Transcribe every line, keeping it exact.

DATASET SECTION ->
#####

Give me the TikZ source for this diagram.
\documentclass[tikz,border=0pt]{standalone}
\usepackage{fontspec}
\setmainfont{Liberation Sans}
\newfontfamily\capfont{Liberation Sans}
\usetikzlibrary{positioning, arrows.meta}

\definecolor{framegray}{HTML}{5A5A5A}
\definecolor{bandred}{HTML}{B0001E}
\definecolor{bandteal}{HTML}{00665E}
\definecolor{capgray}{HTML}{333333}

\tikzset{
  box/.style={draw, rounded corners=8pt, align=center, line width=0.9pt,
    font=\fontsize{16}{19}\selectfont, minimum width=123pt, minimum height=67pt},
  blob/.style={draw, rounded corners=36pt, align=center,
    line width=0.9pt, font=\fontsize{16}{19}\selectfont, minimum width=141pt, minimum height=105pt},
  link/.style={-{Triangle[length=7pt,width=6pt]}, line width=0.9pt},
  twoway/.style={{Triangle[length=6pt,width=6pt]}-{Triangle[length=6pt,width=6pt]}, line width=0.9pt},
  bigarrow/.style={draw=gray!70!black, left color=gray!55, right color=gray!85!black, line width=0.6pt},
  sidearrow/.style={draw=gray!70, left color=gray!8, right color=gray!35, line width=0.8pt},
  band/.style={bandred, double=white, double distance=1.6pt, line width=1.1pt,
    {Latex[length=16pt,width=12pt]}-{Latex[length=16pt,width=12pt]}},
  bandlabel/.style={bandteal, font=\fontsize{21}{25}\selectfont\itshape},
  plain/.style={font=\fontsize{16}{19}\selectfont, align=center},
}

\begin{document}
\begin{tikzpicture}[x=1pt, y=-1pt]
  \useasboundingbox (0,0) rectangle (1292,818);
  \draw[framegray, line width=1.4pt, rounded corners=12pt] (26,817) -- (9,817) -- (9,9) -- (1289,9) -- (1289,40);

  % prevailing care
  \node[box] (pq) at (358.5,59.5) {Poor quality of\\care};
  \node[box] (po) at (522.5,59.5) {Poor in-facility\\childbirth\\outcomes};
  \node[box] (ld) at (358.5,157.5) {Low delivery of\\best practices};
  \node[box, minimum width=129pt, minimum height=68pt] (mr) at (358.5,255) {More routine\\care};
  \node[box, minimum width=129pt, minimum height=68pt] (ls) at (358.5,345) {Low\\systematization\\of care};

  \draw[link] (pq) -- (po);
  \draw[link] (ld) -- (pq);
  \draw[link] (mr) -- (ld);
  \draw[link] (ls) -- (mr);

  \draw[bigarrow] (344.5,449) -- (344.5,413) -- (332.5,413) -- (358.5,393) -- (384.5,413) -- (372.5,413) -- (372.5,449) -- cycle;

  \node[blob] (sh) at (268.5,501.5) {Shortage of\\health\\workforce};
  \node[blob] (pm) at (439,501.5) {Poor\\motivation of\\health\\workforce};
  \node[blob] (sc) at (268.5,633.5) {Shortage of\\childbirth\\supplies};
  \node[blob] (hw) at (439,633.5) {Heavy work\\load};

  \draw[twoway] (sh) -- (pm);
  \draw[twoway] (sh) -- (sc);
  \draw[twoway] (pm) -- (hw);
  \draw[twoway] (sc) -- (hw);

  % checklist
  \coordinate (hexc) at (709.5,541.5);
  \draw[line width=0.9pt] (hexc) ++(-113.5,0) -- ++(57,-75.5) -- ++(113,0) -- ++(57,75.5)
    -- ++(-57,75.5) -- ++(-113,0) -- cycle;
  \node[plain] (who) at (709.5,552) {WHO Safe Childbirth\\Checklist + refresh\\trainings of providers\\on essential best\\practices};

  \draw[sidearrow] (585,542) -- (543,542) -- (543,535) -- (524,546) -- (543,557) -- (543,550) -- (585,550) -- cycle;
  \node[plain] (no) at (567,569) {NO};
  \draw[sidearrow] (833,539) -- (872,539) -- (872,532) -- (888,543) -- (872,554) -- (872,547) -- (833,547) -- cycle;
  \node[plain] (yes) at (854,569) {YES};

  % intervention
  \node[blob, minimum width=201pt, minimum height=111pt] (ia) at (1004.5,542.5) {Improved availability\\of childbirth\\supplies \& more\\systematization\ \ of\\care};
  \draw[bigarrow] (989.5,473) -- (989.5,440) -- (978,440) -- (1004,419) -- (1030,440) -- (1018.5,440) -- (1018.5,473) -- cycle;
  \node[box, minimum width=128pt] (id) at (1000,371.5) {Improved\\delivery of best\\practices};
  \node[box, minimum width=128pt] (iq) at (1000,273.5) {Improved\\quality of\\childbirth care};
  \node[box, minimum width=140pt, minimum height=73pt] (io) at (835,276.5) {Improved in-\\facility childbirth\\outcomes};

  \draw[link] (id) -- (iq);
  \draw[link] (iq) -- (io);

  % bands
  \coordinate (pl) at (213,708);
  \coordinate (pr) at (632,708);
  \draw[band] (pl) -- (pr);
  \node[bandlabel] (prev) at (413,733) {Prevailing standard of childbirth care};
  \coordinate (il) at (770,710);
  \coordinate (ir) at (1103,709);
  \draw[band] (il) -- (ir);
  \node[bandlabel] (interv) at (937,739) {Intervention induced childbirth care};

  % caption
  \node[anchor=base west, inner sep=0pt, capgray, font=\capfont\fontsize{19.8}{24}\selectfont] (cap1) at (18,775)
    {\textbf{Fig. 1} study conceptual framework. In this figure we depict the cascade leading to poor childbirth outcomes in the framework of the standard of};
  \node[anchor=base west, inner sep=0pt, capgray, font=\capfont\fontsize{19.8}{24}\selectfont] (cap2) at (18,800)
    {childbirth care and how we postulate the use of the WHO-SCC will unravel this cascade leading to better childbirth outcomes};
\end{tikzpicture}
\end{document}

#####

CORRECT ANSWER ->
Give me the TikZ source for this diagram.
\documentclass[tikz,border=0pt]{standalone}
\usepackage{fontspec}
\setmainfont{Liberation Sans}
\newfontfamily\capfont{Liberation Sans}
\usetikzlibrary{positioning, arrows.meta}

\definecolor{framegray}{HTML}{5A5A5A}
\definecolor{bandred}{HTML}{B0001E}
\definecolor{bandteal}{HTML}{00665E}
\definecolor{capgray}{HTML}{333333}

\tikzset{
  box/.style={draw, rounded corners=8pt, align=center, line width=0.9pt,
    font=\fontsize{16}{19}\selectfont, minimum width=123pt, minimum height=67pt},
  blob/.style={draw, rounded corners=36pt, align=center,
    line width=0.9pt, font=\fontsize{16}{19}\selectfont, minimum width=141pt, minimum height=105pt},
  link/.style={-{Triangle[length=7pt,width=6pt]}, line width=0.9pt},
  twoway/.style={{Triangle[length=6pt,width=6pt]}-{Triangle[length=6pt,width=6pt]}, line width=0.9pt},
  bigarrow/.style={draw=gray!70!black, left color=gray!55, right color=gray!85!black, line width=0.6pt},
  sidearrow/.style={draw=gray!70, left color=gray!8, right color=gray!35, line width=0.8pt},
  band/.style={bandred, double=white, double distance=1.6pt, line width=1.1pt,
    {Latex[length=16pt,width=12pt]}-{Latex[length=16pt,width=12pt]}},
  bandlabel/.style={bandteal, font=\fontsize{21}{25}\selectfont\itshape},
  plain/.style={font=\fontsize{16}{19}\selectfont, align=center},
}

\begin{document}
\begin{tikzpicture}[x=1pt, y=-1pt]
  \useasboundingbox (0,0) rectangle (1292,818);
  \draw[framegray, line width=1.4pt, rounded corners=12pt] (26,817) -- (9,817) -- (9,9) -- (1289,9) -- (1289,40);

  % prevailing care
  \node[box] (pq) at (358.5,59.5) {Poor quality of\\care};
  \node[box] (po) at (522.5,59.5) {Poor in-facility\\childbirth\\outcomes};
  \node[box] (ld) at (358.5,157.5) {Low delivery of\\best practices};
  \node[box, minimum width=129pt, minimum height=68pt] (mr) at (358.5,255) {More routine\\care};
  \node[box, minimum width=129pt, minimum height=68pt] (ls) at (358.5,345) {Low\\systematization\\of care};

  \draw[link] (pq) -- (po);
  \draw[link] (ld) -- (pq);
  \draw[link] (mr) -- (ld);
  \draw[link] (ls) -- (mr);

  \draw[bigarrow] (344.5,449) -- (344.5,413) -- (332.5,413) -- (358.5,393) -- (384.5,413) -- (372.5,413) -- (372.5,449) -- cycle;

  \node[blob] (sh) at (268.5,501.5) {Shortage of\\health\\workforce};
  \node[blob] (pm) at (439,501.5) {Poor\\motivation of\\health\\workforce};
  \node[blob] (sc) at (268.5,633.5) {Shortage of\\childbirth\\supplies};
  \node[blob] (hw) at (439,633.5) {Heavy work\\load};

  \draw[twoway] (sh) -- (pm);
  \draw[twoway] (sh) -- (sc);
  \draw[twoway] (pm) -- (hw);
  \draw[twoway] (sc) -- (hw);

  % checklist
  \coordinate (hexc) at (709.5,541.5);
  \draw[line width=0.9pt] (hexc) ++(-113.5,0) -- ++(57,-75.5) -- ++(113,0) -- ++(57,75.5)
    -- ++(-57,75.5) -- ++(-113,0) -- cycle;
  \node[plain] (who) at (709.5,552) {WHO Safe Childbirth\\Checklist + refresh\\trainings of providers\\on essential best\\practices};

  \draw[sidearrow] (585,542) -- (543,542) -- (543,535) -- (524,546) -- (543,557) -- (543,550) -- (585,550) -- cycle;
  \node[plain] (no) at (567,569) {NO};
  \draw[sidearrow] (833,539) -- (872,539) -- (872,532) -- (888,543) -- (872,554) -- (872,547) -- (833,547) -- cycle;
  \node[plain] (yes) at (854,569) {YES};

  % intervention
  \node[blob, minimum width=201pt, minimum height=111pt] (ia) at (1004.5,542.5) {Improved availability\\of childbirth\\supplies \& more\\systematization\ \ of\\care};
  \draw[bigarrow] (989.5,473) -- (989.5,440) -- (978,440) -- (1004,419) -- (1030,440) -- (1018.5,440) -- (1018.5,473) -- cycle;
  \node[box, minimum width=128pt] (id) at (1000,371.5) {Improved\\delivery of best\\practices};
  \node[box, minimum width=128pt] (iq) at (1000,273.5) {Improved\\quality of\\childbirth care};
  \node[box, minimum width=140pt, minimum height=73pt] (io) at (835,276.5) {Improved in-\\facility childbirth\\outcomes};

  \draw[link] (id) -- (iq);
  \draw[link] (iq) -- (io);

  % bands
  \coordinate (pl) at (213,708);
  \coordinate (pr) at (632,708);
  \draw[band] (pl) -- (pr);
  \node[bandlabel] (prev) at (413,733) {Prevailing standard of childbirth care};
  \coordinate (il) at (770,710);
  \coordinate (ir) at (1103,709);
  \draw[band] (il) -- (ir);
  \node[bandlabel] (interv) at (937,739) {Intervention induced childbirth care};

  % caption
  \node[anchor=base west, inner sep=0pt, capgray, font=\capfont\fontsize{19.8}{24}\selectfont] (cap1) at (18,775)
    {\textbf{Fig. 1} study conceptual framework. In this figure we depict the cascade leading to poor childbirth outcomes in the framework of the standard of};
  \node[anchor=base west, inner sep=0pt, capgray, font=\capfont\fontsize{19.8}{24}\selectfont] (cap2) at (18,800)
    {childbirth care and how we postulate the use of the WHO-SCC will unravel this cascade leading to better childbirth outcomes};
\end{tikzpicture}
\end{document}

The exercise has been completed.